Consistent Profitability and ROE
Management stressed that Bank7 continues to deliver top‑tier returns, describing its return on equity as in the top 1% of the industry. That profitability has come with conservative provisioning, as the company has taken zero loan loss provisions in four of the last five quarters while still maintaining a robust capital position.
Loan Growth Bookings and Outlook
Average loan growth in the quarter was described as “pretty solid,” supported by “nice” new loan bookings despite a challenging payoff environment. For the full year, the bank is targeting moderate single‑digit loan growth, balancing risk discipline with a steady appetite to expand the portfolio.
Smaller Energy Exposure
Energy loans now account for just a little over 8% of the portfolio, a 10‑year low for the bank and a notable de‑risking versus prior years. Management emphasized that energy lending is now opportunistic rather than a core growth engine, with legacy energy‑related items continuing to fade from the earnings picture.
End‑of‑Period Loan Balances Impacted by Payoffs
While the average loan book grew, sizable early payoffs late in the quarter weighed on end‑of‑period loan balances. Management also flagged additional large payoffs expected in the second quarter, which will further obscure the underlying strength in new loan origination activity.
Slower Growth vs. Prior Robust Quarters
Compared with the outsized loan growth seen in the third and fourth quarters of last year, management acknowledged that the pace has “slightly slowed.” They attributed this mainly to continued payoffs, suggesting that growth is normalizing from unusually strong levels rather than signaling a fundamental demand problem.
Credit Migration and Downgrades
There were a few credit downgrades in the quarter, including a large builder‑developer relationship that management expects to be paid off imminently. Overall credit migration was described as net neutral, reinforcing the view that the portfolio’s risk profile remains well controlled despite isolated movements.
Macro and Geopolitical Uncertainty
Executives pointed to conflict in the Middle East and related commodity price swings as key macro uncertainties that could affect inflation and interest‑rate trajectories. They cautioned that these external forces might influence loan demand, credit quality and margin over time, and are factoring this risk into their provisioning and growth decisions.

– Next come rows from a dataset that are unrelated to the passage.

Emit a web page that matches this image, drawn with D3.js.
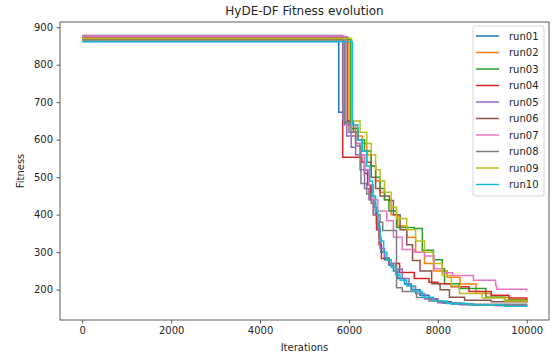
<!DOCTYPE html>
<html>
<head>
<meta charset="utf-8">
<script src="https://cdn.jsdelivr.net/npm/d3@7"></script>
<style>
  body { margin: 0; background: #fff; }
  text { font-family: "DejaVu Sans", sans-serif; fill: #262626; }
</style>
</head>
<body>
<div id="chart"></div>
<script>
// [iteration, best fitness] breakpoints, drawn as steps
var run01 = [[0,862],[5770,673],[5900,640],[6050,610],[6150,590],[6250,560],[6350,520],[6420,480],[6500,450],[6560,420],[6620,380],[6680,340],[6720,300],[6800,280],[6900,265],[7000,250],[7100,230],[7250,215],[7400,200],[7600,185],[7800,175],[8000,168],[8300,162],[8800,159],[9500,157],[10000,156]];
var run02 = [[0,871],[6000,640],[6150,610],[6300,590],[6400,560],[6500,530],[6600,490],[6700,460],[6800,440],[6950,400],[7100,370],[7300,340],[7500,300],[7700,270],[7900,250],[8210,233],[8500,215],[8860,190],[9200,180],[9600,174],[10000,170]];
var run03 = [[0,868],[6040,630],[6200,600],[6350,570],[6500,530],[6600,500],[6700,470],[6800,440],[6900,410],[7070,366],[7470,363],[7650,305],[7900,280],[8100,256],[8150,216],[8480,203],[9080,180],[9500,172],[10000,167]];
var run04 = [[0,867],[5860,553],[6290,540],[6350,510],[6420,480],[6480,440],[6550,400],[6620,360],[6680,320],[6730,283],[6900,270],[7140,246],[7470,230],[7800,220],[8000,216],[8300,208],[8700,195],[9200,185],[9600,178],[10000,173]];
var run05 = [[0,878],[5860,650],[5950,610],[6050,580],[6150,560],[6250,520],[6350,470],[6450,440],[6550,400],[6650,360],[6700,310],[6800,285],[6900,270],[7050,255],[7200,230],[7350,210],[7500,190],[7700,175],[8000,165],[8500,160],[9300,157],[10000,156]];
var run06 = [[0,874],[5960,650],[6100,620],[6200,600],[6300,570],[6400,540],[6500,500],[6600,470],[6700,450],[6910,438],[7000,400],[7150,360],[7300,320],[7430,278],[7600,250],[7860,216],[8050,200],[8260,180],[8600,172],[9200,168],[10000,165]];
var run07 = [[0,876],[5920,640],[6050,610],[6150,590],[6250,560],[6350,520],[6450,480],[6550,440],[6650,410],[6850,384],[7000,340],[7200,307],[7470,300],[7700,290],[7920,256],[8100,245],[8330,238],[8800,225],[9300,212],[9320,201],[10000,196]];
var run08 = [[0,866],[5900,645],[6000,620],[6150,583],[6270,483],[6400,455],[6500,430],[6600,400],[6700,380],[6760,358],[7070,205],[7200,195],[7520,179],[7800,170],[8100,164],[8600,161],[10000,160]];
var run09 = [[0,870],[6060,650],[6250,620],[6400,590],[6500,560],[6600,520],[6700,490],[6800,460],[6950,420],[7070,390],[7300,360],[7500,330],[7700,300],[7900,270],[8100,238],[8300,210],[8486,190],[9000,178],[9500,170],[10000,166]];
var run10 = [[0,861],[6080,640],[6200,600],[6300,570],[6400,530],[6470,490],[6530,450],[6600,410],[6650,370],[6700,330],[6780,300],[6850,280],[6950,260],[7050,240],[7150,225],[7300,210],[7450,195],[7650,180],[7900,170],[8200,163],[8700,159],[9500,156],[10000,155]];

var runNames = ["run01","run02","run03","run04","run05","run06","run07","run08","run09","run10"];
var runData = [run01,run02,run03,run04,run05,run06,run07,run08,run09,run10];
var xTicks = [0,2000,4000,6000,8000,10000];
var yTicks = [200,300,400,500,600,700,800,900];
var colors = ["#1f77b4","#ff7f0e","#2ca02c","#d62728","#9467bd","#8c564b","#e377c2","#7f7f7f","#bcbd22","#17becf"];

var width = 554, height = 356;
var margin = {top: 22, right: 5, bottom: 36, left: 60};

var svg = d3.select("#chart").append("svg")
  .attr("width", width)
  .attr("height", height);

var x = d3.scaleLinear()
  .domain([-500, 10500])
  .range([margin.left, width - margin.right]);

var y = d3.scaleLinear()
  .domain([119, 914])
  .range([height - margin.bottom, margin.top]);

var line = d3.line()
  .x(function(d) { return x(d[0]); })
  .y(function(d) { return y(d[1]); })
  .curve(d3.curveStepAfter);

var plot = svg.append("g");

runData.forEach(function(d, i) {
  plot.append("path")
    .datum(d)
    .attr("fill", "none")
    .attr("stroke", colors[i])
    .attr("stroke-width", 1.5)
    .attr("stroke-linejoin", "miter")
    .attr("d", line);
});

// axes
var xAxis = svg.append("g")
  .attr("transform", "translate(0," + (height - margin.bottom) + ")")
  .call(d3.axisBottom(x).tickValues(xTicks).tickSize(3.5).tickPadding(3.5).tickFormat(d3.format("d")));

var yAxis = svg.append("g")
  .attr("transform", "translate(" + margin.left + ",0)")
  .call(d3.axisLeft(y).tickValues(yTicks).tickSize(3.5).tickPadding(3.5).tickFormat(d3.format("d")));

[xAxis, yAxis].forEach(function(a) {
  a.select(".domain").remove();
  a.selectAll("line").attr("stroke", "#333").attr("stroke-width", 0.8);
  a.selectAll("text").attr("font-size", 10).attr("font-family", "DejaVu Sans").attr("fill", "#262626");
});

svg.append("rect")
  .attr("x", margin.left)
  .attr("y", margin.top)
  .attr("width", width - margin.left - margin.right)
  .attr("height", height - margin.top - margin.bottom)
  .attr("fill", "none")
  .attr("stroke", "#333")
  .attr("stroke-width", 0.8);

// labels
svg.append("text")
  .attr("x", (margin.left + width - margin.right) / 2)
  .attr("y", 15)
  .attr("text-anchor", "middle")
  .attr("font-size", 12)
  .text("HyDE-DF Fitness evolution");

svg.append("text")
  .attr("x", (margin.left + width - margin.right) / 2)
  .attr("y", 351)
  .attr("text-anchor", "middle")
  .attr("font-size", 10)
  .text("Iterations");

svg.append("text")
  .attr("transform", "translate(24," + ((margin.top + height - margin.bottom) / 2) + ") rotate(-90)")
  .attr("text-anchor", "middle")
  .attr("font-size", 10)
  .text("Fitness");

// legend
var legend = svg.append("g")
  .attr("transform", "translate(473,26)");

legend.append("rect")
  .attr("width", 71)
  .attr("height", 170)
  .attr("rx", 2)
  .attr("fill", "#fff")
  .attr("fill-opacity", 0.8)
  .attr("stroke", "#ccc")
  .attr("stroke-width", 0.8);

var item = legend.selectAll(".item")
  .data(runNames)
  .enter()
  .append("g")
  .attr("class", "item")
  .attr("transform", function(d, i) { return "translate(0," + (10 + i * 16.5) + ")"; });

item.append("line")
  .attr("x1", 3).attr("x2", 26)
  .attr("stroke", function(d, i) { return colors[i]; })
  .attr("stroke-width", 1.5);

item.append("text")
  .attr("x", 36)
  .attr("y", 3.5)
  .attr("font-size", 10)
  .text(function(d) { return d; });
</script>
</body>
</html>
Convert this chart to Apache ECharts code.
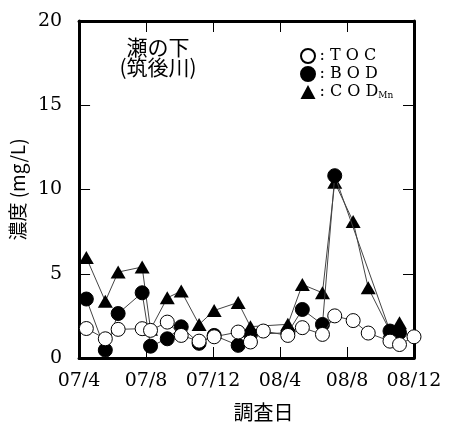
<!DOCTYPE html>
<html>
<head>
<meta charset="utf-8">
<script src="https://cdn.jsdelivr.net/npm/echarts@6/dist/echarts.min.js"></script>
<style>html,body{margin:0;padding:0;background:#fff}#c{width:449px;height:427px}</style>
</head>
<body>
<div id="c"></div>
<script>
var dates = ['2007-04-14','2007-05-18','2007-06-11','2007-07-24','2007-08-09','2007-09-09','2007-10-04','2007-11-06','2007-12-03','2008-01-16','2008-02-08','2008-03-01','2008-04-15','2008-05-11','2008-06-17','2008-07-09','2008-08-12','2008-09-09','2008-10-18','2008-11-05','2008-12-01'];
var toc = [1.75, 1.14, 1.7, 1.74, 1.64, 2.13, 1.34, 1.0, 1.26, 1.54, 0.95, 1.6, 1.34, 1.8, 1.4, 2.5, 2.22, 1.48, 1.0, 0.8, 1.26];
var bod = [3.5, 0.47, 2.64, 3.87, 0.7, 1.14, 1.85, 0.87, 1.34, 0.75, 1.4, null, 1.5, 2.88, 1.99, 10.82, null, null, 1.6, 1.5, null];
var cod = [5.96, 3.37, 5.1, 5.4, 1.7, 3.57, 3.97, 1.99, 2.82, 3.3, 1.86, null, 2.0, 4.36, 3.87, 10.43, 8.1, 4.17, 1.6, 2.09, null];
var xTickLabels = ['07/4', '07/8', '07/12', '08/4', '08/8', '08/12'];
var yTicks = [0, 5, 10, 15, 20];
var siteName = '瀬の下';
var riverName = '(筑後川)';

function monthOffset(s) {
  var p = s.split('-').map(Number);
  return (p[0] - 2007) * 12 + (p[1] - 4) + (p[2] - 1) / 30;
}
function pairs(vals) {
  return vals.map(function (v, i) { return [monthOffset(dates[i]), v]; });
}
var serif = '"DejaVu Serif", "Liberation Serif", serif';
var cjk = '"Noto Sans CJK JP", sans-serif';

var chart = echarts.init(document.getElementById('c'));
var axisLine = { show: true, onZero: false, lineStyle: { color: '#000', width: 3 } };
var tick = { show: true, inside: true, length: 11, lineStyle: { color: '#000', width: 1 } };
var lineCol = '#444';

chart.setOption({
  animation: false,
  backgroundColor: '#fff',
  grid: { left: 75, right: 35, top: 21, bottom: 69 },
  graphic: [{
    type: 'text', x: 158, y: 37, z: 10,
    style: { text: siteName + '\n' + riverName, font: '21px ' + cjk, fill: '#000', align: 'center', verticalAlign: 'top', lineHeight: 20 }
  }],
  legend: {
    orient: 'vertical', left: 295, top: 43, itemGap: 2, itemWidth: 15, itemHeight: 14,
    data: [
      { name: 'TOC', icon: 'circle' },
      { name: 'BOD', icon: 'circle' },
      { name: 'COD', icon: 'triangle' }
    ],
    formatter: function (n) { return n === 'COD' ? ': C O D{sub|Mn}' : ': ' + n.split('').join(' '); },
    textStyle: { fontFamily: serif, fontSize: 16, color: '#000', padding: [0, 0, 0, -1],
      rich: { sub: { fontFamily: serif, fontSize: 9, verticalAlign: 'bottom', padding: [7, 0, 0, 0] } } }
  },
  xAxis: [{
    type: 'value', min: 0, max: 20, interval: 4, position: 'bottom',
    axisLine: axisLine, axisTick: tick, splitLine: { show: false },
    axisLabel: { margin: 14, fontFamily: serif, fontSize: 19, color: '#000',
      formatter: function (v) { return xTickLabels[Math.round(v / 4)]; } },
    name: '調査日', nameLocation: 'middle', nameGap: 44,
    nameTextStyle: { fontFamily: cjk, fontSize: 20, color: '#000', padding: [0, 0, 0, 34] }
  }, {
    type: 'value', min: 0, max: 20, interval: 4, position: 'top',
    axisLine: axisLine, axisTick: tick, splitLine: { show: false }, axisLabel: { show: false }
  }],
  yAxis: [{
    type: 'value', min: 0, max: 20, interval: 5, position: 'left',
    axisLine: axisLine, axisTick: tick, splitLine: { show: false },
    axisLabel: { margin: 17, fontFamily: serif, fontSize: 19, color: '#000',
      formatter: function (v) { return yTicks.indexOf(v) >= 0 ? String(v) : ''; } },
    name: '濃度 (mg/L)', nameLocation: 'middle', nameGap: 32,
    nameTextStyle: { fontFamily: cjk, fontSize: 19, color: '#000' }
  }, {
    type: 'value', min: 0, max: 20, interval: 5, position: 'right',
    axisLine: axisLine, axisTick: tick, splitLine: { show: false }, axisLabel: { show: false }
  }],
  series: [{
    name: 'COD', type: 'line', data: pairs(cod), connectNulls: true,
    symbol: 'triangle', symbolSize: [15, 13],
    itemStyle: { color: '#000', borderColor: '#000', borderWidth: 0 },
    lineStyle: { color: lineCol, width: 1 }, z: 2
  }, {
    name: 'BOD', type: 'line', data: pairs(bod), connectNulls: true,
    symbol: 'circle', symbolSize: 14,
    itemStyle: { color: '#000', borderColor: '#000', borderWidth: 1 },
    lineStyle: { color: lineCol, width: 1 }, z: 3
  }, {
    name: 'TOC', type: 'line', data: pairs(toc), connectNulls: true,
    symbol: 'circle', symbolSize: 14,
    itemStyle: { color: '#fff', borderColor: '#000', borderWidth: 1 },
    lineStyle: { color: lineCol, width: 1 }, z: 4
  }]
});
</script>
</body>
</html>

Temporary Oil & Gas P&L Effects
Some oil and gas‑related activity is currently grossing up both revenue and expense lines, creating temporary noise in the income statement. Management stressed that these items are not material to net earnings and are expected to diminish or be wound down over the coming months, simplifying the P&L.
Potential Need to Provision with Faster Growth or Deterioration
The bank reiterated that its light provisioning is tied to strong credit performance and moderate growth, not a reluctance to reserve. If loan growth were to accelerate significantly or macro conditions deteriorate, management said they would likely increase provisions, aligning reserve levels with the evolving risk environment.
Forward‑Looking Guidance and Outlook
Looking ahead, Bank7 expects core NIM to hold in the 4.40% to 4.45% range with loan fee yields around 28 to 35 basis points, backed by stable deposit costs if rates do not rise. Management is guiding to moderate single‑digit loan growth, Q2 operating expenses near $9.0 million to $9.25 million, fee income of about $750,000 to $850,000, and capital ratios above 16% with NPAs near 25 basis points post‑payoff.
Bank7’s earnings call painted the picture of a tightly run, highly profitable regional bank that is trading a bit of topline growth momentum for stronger quality and capital. For investors, the main takeaways are a stable margin, pristine credit, disciplined capital deployment and a cautious but constructive stance on growth in a still‑uncertain macro environment.